▸ **SET PROBLEM**:
Find the string "this" in the entries and copy each line that has it.

▸ **EXCERPTED DATA**:
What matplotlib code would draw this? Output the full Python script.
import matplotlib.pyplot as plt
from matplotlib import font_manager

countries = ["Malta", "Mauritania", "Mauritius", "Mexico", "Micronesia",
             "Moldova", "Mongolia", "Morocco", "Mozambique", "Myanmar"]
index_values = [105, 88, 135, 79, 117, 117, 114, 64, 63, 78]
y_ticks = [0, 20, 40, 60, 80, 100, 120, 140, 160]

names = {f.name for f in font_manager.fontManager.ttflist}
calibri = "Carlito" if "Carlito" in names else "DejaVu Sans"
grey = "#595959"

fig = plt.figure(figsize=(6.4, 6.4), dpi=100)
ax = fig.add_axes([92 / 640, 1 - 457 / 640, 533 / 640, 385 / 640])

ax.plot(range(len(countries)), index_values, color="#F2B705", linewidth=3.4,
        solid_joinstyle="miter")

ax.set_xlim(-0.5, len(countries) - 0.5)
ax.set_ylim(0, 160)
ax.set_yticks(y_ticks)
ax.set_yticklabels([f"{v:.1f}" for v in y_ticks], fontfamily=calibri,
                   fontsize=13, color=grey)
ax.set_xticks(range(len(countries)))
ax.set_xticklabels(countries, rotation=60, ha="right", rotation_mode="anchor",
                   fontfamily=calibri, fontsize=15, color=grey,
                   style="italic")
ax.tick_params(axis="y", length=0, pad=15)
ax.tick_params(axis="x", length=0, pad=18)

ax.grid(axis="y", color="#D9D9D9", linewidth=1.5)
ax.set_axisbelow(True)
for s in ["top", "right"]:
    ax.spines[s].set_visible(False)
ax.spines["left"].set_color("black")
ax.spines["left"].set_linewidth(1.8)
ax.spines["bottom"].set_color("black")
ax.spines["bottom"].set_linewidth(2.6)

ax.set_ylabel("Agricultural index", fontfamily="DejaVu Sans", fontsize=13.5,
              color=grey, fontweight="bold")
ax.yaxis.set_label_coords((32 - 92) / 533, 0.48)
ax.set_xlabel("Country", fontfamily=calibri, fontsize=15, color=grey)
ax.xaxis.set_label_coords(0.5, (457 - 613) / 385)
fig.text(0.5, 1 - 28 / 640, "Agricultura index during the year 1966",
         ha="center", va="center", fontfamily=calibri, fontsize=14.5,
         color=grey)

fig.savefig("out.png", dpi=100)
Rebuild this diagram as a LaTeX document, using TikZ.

▸ **SOLUTION**:
What matplotlib code would draw this? Output the full Python script.
Rebuild this diagram as a LaTeX document, using TikZ.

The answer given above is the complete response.